6ftstick wrote: ↑Tue Sep 22, 2020 9:49 am
youthathletics wrote: ↑Tue Sep 22, 2020 9:37 am
dislaxxic wrote: ↑Tue Sep 22, 2020 9:17 am
I'll give you a chance to deny it, ya...do you support the tactics Mitch McConnell uses and has used in the case of SCOTUS nominations? You support Lindsey Graham and what he's been saying, then and now? Do you recognize the rank hypocrisy in these two idiots?
Then tell me how you think it would be dumb for the Dems to retaliate... rinse, repeat...
..
So you want to hang on Mitch and Lindsey and I'd argue ...."the sitting president fills the seat", it is not that complicated. Mitch was just following the Reid Rule, your side started it.
Negative people need drama.
Its Trumps constitutional duty. And the Senates.
Case closed.
This is the perfect post.

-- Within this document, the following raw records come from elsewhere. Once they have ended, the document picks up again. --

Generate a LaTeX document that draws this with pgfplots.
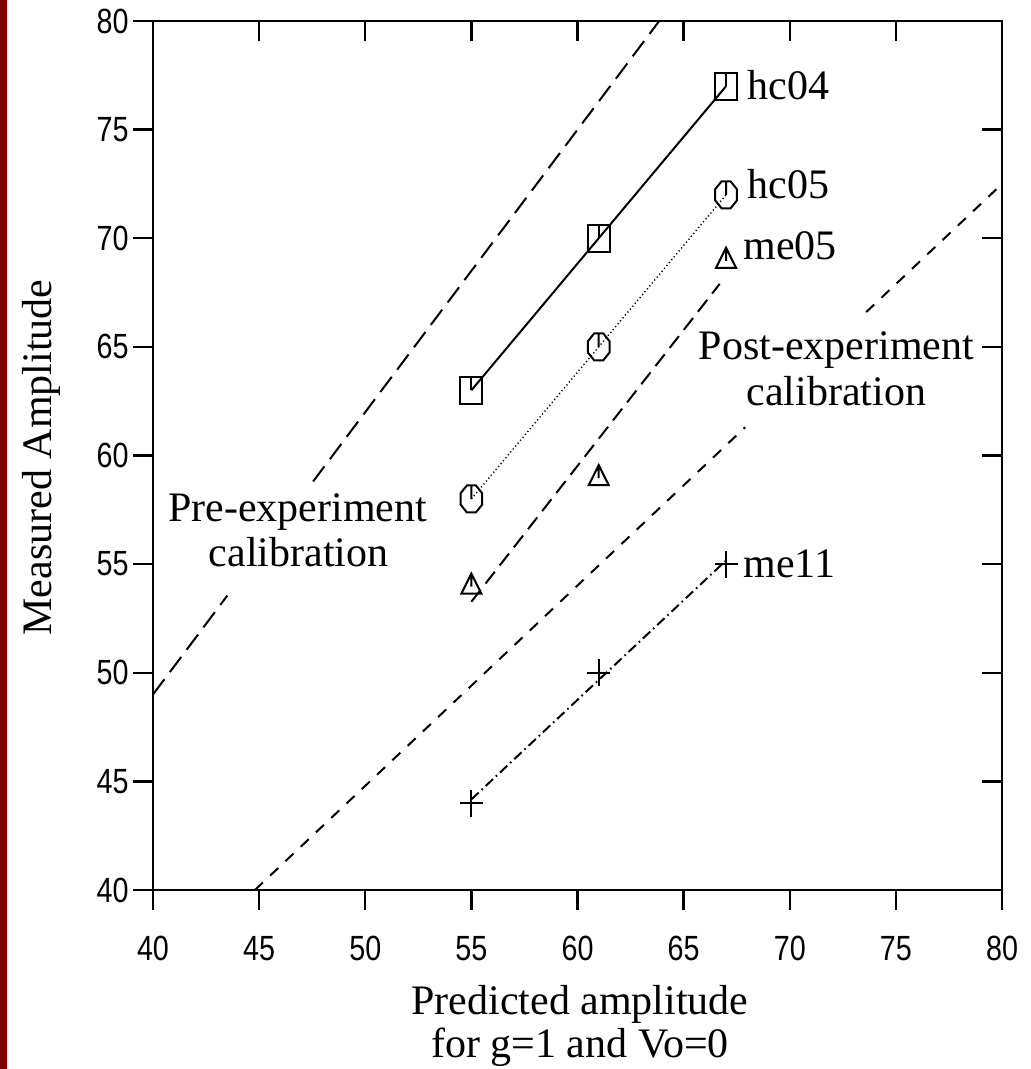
\documentclass[border=0pt]{standalone}
\usepackage{pgfplots}
\pgfplotsset{compat=1.18}
\usepackage{fontspec}
\setmainfont{Liberation Serif}
\newfontfamily\ticksans[FakeStretch=0.82]{Liberation Sans}
\definecolor{edgered}{RGB}{122,4,4}
\newcommand\lbl{\fontsize{21}{23}\selectfont}

% markers with a short bar from the centre to the top
\pgfdeclareplotmark{sqbar}{%
  \pgfpathrectanglecorners{\pgfqpoint{-5.5pt}{-6.75pt}}{\pgfqpoint{5.5pt}{6.75pt}}%
  \pgfpathmoveto{\pgfqpoint{0pt}{0pt}}\pgfpathlineto{\pgfqpoint{0pt}{6.75pt}}%
  \pgfusepathqstroke}
\pgfdeclareplotmark{octbar}{%
  \pgfpathmoveto{\pgfqpoint{5.42pt}{2.8pt}}%
  \pgfpathlineto{\pgfqpoint{2.25pt}{6.75pt}}%
  \pgfpathlineto{\pgfqpoint{-2.25pt}{6.75pt}}%
  \pgfpathlineto{\pgfqpoint{-5.42pt}{2.8pt}}%
  \pgfpathlineto{\pgfqpoint{-5.42pt}{-2.8pt}}%
  \pgfpathlineto{\pgfqpoint{-2.25pt}{-6.75pt}}%
  \pgfpathlineto{\pgfqpoint{2.25pt}{-6.75pt}}%
  \pgfpathlineto{\pgfqpoint{5.42pt}{-2.8pt}}%
  \pgfpathclose
  \pgfpathmoveto{\pgfqpoint{0pt}{0pt}}\pgfpathlineto{\pgfqpoint{0pt}{6.75pt}}%
  \pgfusepathqstroke}
\pgfdeclareplotmark{tribar}{%
  \pgfpathmoveto{\pgfqpoint{0pt}{5pt}}%
  \pgfpathlineto{\pgfqpoint{-5pt}{-5pt}}%
  \pgfpathlineto{\pgfqpoint{5pt}{-5pt}}%
  \pgfpathclose
  \pgfpathmoveto{\pgfqpoint{0pt}{5pt}}\pgfpathlineto{\pgfqpoint{0pt}{-1.5pt}}%
  \pgfusepathqstroke}
\pgfdeclareplotmark{plusbar}{%
  \pgfpathmoveto{\pgfqpoint{-5.75pt}{0pt}}\pgfpathlineto{\pgfqpoint{5.75pt}{0pt}}%
  \pgfpathmoveto{\pgfqpoint{0pt}{-6.75pt}}\pgfpathlineto{\pgfqpoint{0pt}{6.75pt}}%
  \pgfusepathqstroke}

\pgfplotsset{
  frame/.style={
    at={(0,0)}, anchor=south west,
    scale only axis, width=424.5pt, height=434.5pt,
    xmin=40, xmax=80, ymin=40, ymax=80,
    xtick={40,45,...,80}, ytick={40,45,...,80},
    major tick length=10pt,
    axis line style={line width=1.15pt},
    tick style={black, line width=1.15pt},
  }
}

\begin{document}
\begin{tikzpicture}
\useasboundingbox (-76.5pt,-89.5pt) rectangle (438.5pt,445pt);
\fill[edgered] (-76.5pt,-89.5pt) rectangle (-72.75pt,445pt);

% inward ticks on the top and right edges
\begin{axis}[frame, tick align=inside, xtick pos=right, ytick pos=right,
  xticklabels={}, yticklabels={}]
\end{axis}

\begin{axis}[frame, tick align=outside, xtick pos=left, ytick pos=left,
  /pgf/number format/assume math mode=true,
  ticklabel style={font=\ticksans\fontsize{17.5}{18}\selectfont},
  xticklabel style={anchor=north, inner sep=0pt, yshift=-13pt},
  yticklabel style={anchor=east, inner sep=0pt, xshift=-2pt},
]
% calibration lines, broken where their labels sit
\addplot[black, line width=1pt, dash pattern=on 9.5pt off 4.5pt] coordinates {(40,49) (43.5,53.55)};
\addplot[black, line width=1pt, dash pattern=on 9.5pt off 4.5pt] coordinates {(47.54,58.8) (63.85,80)};
\addplot[black, line width=1pt, dash pattern=on 5.5pt off 5pt] coordinates {(44.8,40) (67.9,61.3)};
\addplot[black, line width=1pt, dash pattern=on 5.5pt off 5pt] coordinates {(73.6,66.6) (80,72.5)};

% hc04
\addplot[black, line width=1pt, mark=sqbar, mark options={solid, line width=1pt}]
  coordinates {(55,63) (61,70) (67,77)};
% hc05
\addplot[black, line width=0.7pt, dash pattern=on 0.6pt off 1.3pt, mark=octbar, mark options={solid, line width=1pt}]
  coordinates {(55,58) (61,65) (67,72)};
% me05: points and fitted line
\addplot[black, only marks, mark=tribar, mark options={solid, line width=1pt}]
  coordinates {(55,54.1) (61,59.1) (67,69.1)};
\addplot[black, line width=1pt, dash pattern=on 7.5pt off 4pt] coordinates {(55,53.27) (66.7,67.9)};
% me11: points and fitted line
\addplot[black, only marks, mark=plusbar, mark options={solid, line width=1pt}]
  coordinates {(55,44) (61,50) (67,55)};
\addplot[black, line width=1pt, dash pattern=on 5pt off 2pt on 0.8pt off 2pt] coordinates {(55,44.17) (67,55.17)};

\node[anchor=base west, inner sep=0pt, font=\lbl] at (axis cs:68,76.4) {hc04};
\node[anchor=base west, inner sep=0pt, font=\lbl] at (axis cs:68,71.85) {hc05};
\node[anchor=base west, inner sep=0pt, font=\lbl] at (axis cs:67.8,69.0) {me05};
\node[anchor=base west, inner sep=0pt, font=\lbl] at (axis cs:67.8,54.4) {me11};
\node[anchor=base, inner sep=0pt, font=\lbl] at (axis cs:72.2,64.44) {Post-experiment};
\node[anchor=base, inner sep=0pt, font=\lbl] at (axis cs:72.2,62.32) {calibration};
\node[anchor=base, inner sep=0pt, font=\lbl] at (axis cs:46.81,56.94) {Pre-experiment};
\node[anchor=base, inner sep=0pt, font=\lbl] at (axis cs:46.86,54.87) {calibration};
\end{axis}

\node[anchor=base, inner sep=0pt, font=\lbl] at (213.5pt,-62.5pt) {Predicted amplitude};
\node[anchor=base, inner sep=0pt, font=\lbl] at (213.5pt,-83.5pt) {for g=1 and Vo=0};
\node[anchor=base, rotate=90, inner sep=0pt, font=\lbl] at (-50.5pt,216.25pt) {Measured Amplitude};
\end{tikzpicture}
\end{document}
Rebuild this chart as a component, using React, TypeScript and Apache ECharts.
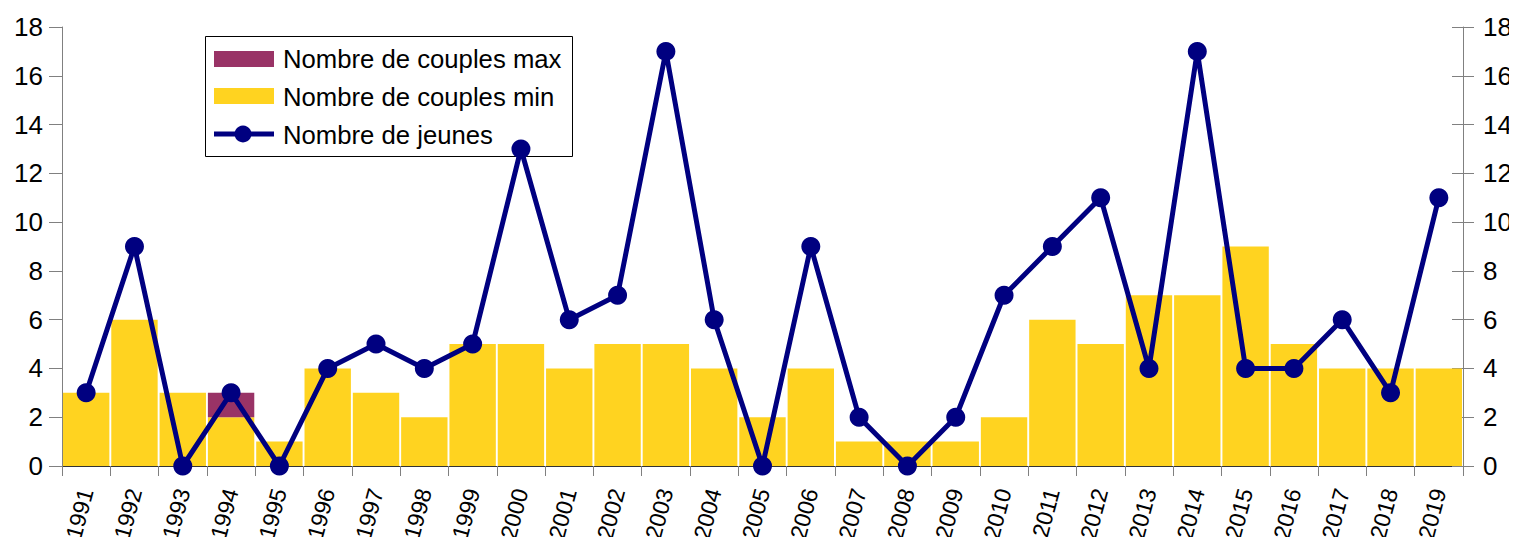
import React, { useEffect, useRef } from "react";
import * as echarts from "echarts";

const years = [
  "1991", "1992", "1993", "1994", "1995", "1996", "1997", "1998", "1999", "2000",
  "2001", "2002", "2003", "2004", "2005", "2006", "2007", "2008", "2009", "2010",
  "2011", "2012", "2013", "2014", "2015", "2016", "2017", "2018", "2019",
];
const couplesMin = [3, 6, 3, 2, 1, 4, 3, 2, 5, 5, 4, 5, 5, 4, 2, 4, 1, 1, 1, 2, 6, 5, 7, 7, 9, 5, 4, 4, 4];
const couplesMax = [3, 6, 3, 3, 1, 4, 3, 2, 5, 5, 4, 5, 5, 4, 2, 4, 1, 1, 1, 2, 6, 5, 7, 7, 9, 5, 4, 4, 4];
const jeunes = [3, 9, 0, 3, 0, 4, 5, 4, 5, 13, 6, 7, 17, 6, 0, 9, 2, 0, 2, 7, 9, 11, 4, 17, 4, 4, 6, 3, 11];
const legendNames = ["Nombre de couples max", "Nombre de couples min", "Nombre de jeunes"];

const FONT = "Liberation Sans, Arial, sans-serif";
const AXIS_GRAY = "#808080";
const YELLOW = "#ffd320";
const PURPLE = "#993366";
const NAVY = "#000080";

export default function App() {
  const ref = useRef<HTMLDivElement>(null);
  useEffect(() => {
    if (!ref.current) return;
    const chart = echarts.init(ref.current, undefined, { renderer: "svg" });
    const extra = couplesMax.map((v, i) => v - couplesMin[i]);
    const yBase = {
      type: "value",
      min: 0,
      max: 18,
      interval: 2,
      splitLine: { show: false },
    };
    const legendText = (name: string, y: number) => ({
      type: "text",
      x: 283,
      y,
      style: {
        text: name,
        fontSize: 25.7,
        fontFamily: FONT,
        fill: "#000",
        verticalAlign: "middle",
        align: "left",
      },
    });
    chart.setOption({
      animation: false,
      textStyle: { fontFamily: FONT },
      grid: {
        left: 62,
        right: 54,
        top: 27,
        bottom: 79,
        containLabel: false,
        outerBoundsMode: "none",
      },
      xAxis: {
        type: "category",
        data: years,
        boundaryGap: true,
        axisLine: { lineStyle: { color: "#333", width: 1 } },
        axisTick: { show: true, length: 10, lineStyle: { color: AXIS_GRAY } },
        axisLabel: {
          rotate: 75,
          fontSize: 23,
          color: "#000",
          fontFamily: FONT,
          margin: 23,
          interval: 0,
        },
      },
      yAxis: [
        {
          ...yBase,
          position: "left",
          axisLine: { show: true, lineStyle: { color: AXIS_GRAY } },
          axisTick: { show: true, length: 13, lineStyle: { color: AXIS_GRAY } },
          axisLabel: { fontSize: 26, color: "#000", fontFamily: FONT, margin: 19 },
        },
        {
          ...yBase,
          position: "right",
          axisLine: { show: true, lineStyle: { color: AXIS_GRAY } },
          axisTick: { show: true, length: 11, lineStyle: { color: AXIS_GRAY } },
          axisLabel: { fontSize: 26, color: "#000", fontFamily: FONT, margin: 20 },
        },
        {
          ...yBase,
          position: "right",
          offset: 0,
          axisLine: { show: false },
          axisTick: { show: true, inside: true, length: 11, lineStyle: { color: AXIS_GRAY } },
          axisLabel: { show: false },
        },
      ],
      graphic: [
        {
          type: "group",
          z: 100,
          children: [
            {
              type: "rect",
              shape: { x: 205.5, y: 36.5, width: 367, height: 120 },
              style: { fill: "#fff", stroke: "#000", lineWidth: 1 },
            },
            { type: "rect", shape: { x: 214, y: 51, width: 60, height: 16 }, style: { fill: PURPLE } },
            { type: "rect", shape: { x: 214, y: 88, width: 60, height: 16 }, style: { fill: YELLOW } },
            {
              type: "line",
              shape: { x1: 214, y1: 134, x2: 274, y2: 134 },
              style: { stroke: NAVY, lineWidth: 5 },
            },
            { type: "circle", shape: { cx: 243, cy: 134, r: 8.5 }, style: { fill: NAVY } },
            legendText(legendNames[0], 59),
            legendText(legendNames[1], 97),
            legendText(legendNames[2], 135),
          ],
        },
      ],
      series: [
        {
          name: legendNames[1],
          type: "bar",
          stack: "couples",
          data: couplesMin,
          barCategoryGap: "4%",
          itemStyle: { color: YELLOW },
          z: 1,
        },
        {
          name: legendNames[0],
          type: "bar",
          stack: "couples",
          data: extra,
          barCategoryGap: "4%",
          itemStyle: { color: PURPLE },
          z: 1,
        },
        {
          name: legendNames[2],
          type: "line",
          data: jeunes,
          symbol: "circle",
          symbolSize: 19,
          lineStyle: { color: NAVY, width: 5 },
          itemStyle: { color: NAVY },
          z: 5,
        },
      ],
    });
    return () => chart.dispose();
  }, []);
  return <div ref={ref} style={{ width: 1517, height: 545, margin: -8 }} />;
}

In strict terms of constitutional power and duty, there is nothing different from this go 'round than when the President nominated Garland: Obama has the power and duty, and the Senate had the obligation. The only difference is
faction. I wish you folks could just come out and say it.
If you actually read and understand the Constitution, the government is one that is supposed to encourage, as Senator Bill Cohen once said, deals cut in the name of consensus. This decision by McConnell is simply sanctioning the raw exercise of legal power in connection with an absolutely momentous issue, in which, perhaps, a 48-year old woman may sit on the nation's highest Court for 30 or 40 years. You have to think hard on this to appreciate the potential consequences, because the norm will become the raw exercise of power, and it will go around and come around. The supposed norms that created collegiality and consensus were simply the ways in which, inside the strict rules of governance, we avoided the constant stress tests on governing. It is profoundly ill-advised for the Senate -- which is to say McConnell and his caucus -- to do this. But the prize is too big, and the delivery of this plum to stakeholders is too important.
ACB seems qualified, in the sense of well-educated, good mental horsepower, versed in the Constitution, clerked for a well-known and well-regarded Justice. A vote against her is plainly on the grounds of what we think she portends -- which directly communicates to the importance attached to this pick by McConnell and his shareholders. I'd vote against her, simply because I think the originalists are functionally a fraud, and come to outcomes that don't make sense to me. But the GOP has the votes.
I'll live just fine through a Court commandeered by the Right. Employees will have a harder time. Discrete and insular minorities will have a harder time. Poor women will likely need a ride to the border and some help with their medical bills. Religion will be damaged by its intrusion into and association with politics. And governance will become a question of whether the legal power exists for something, not whether it is prudent or fair or even right.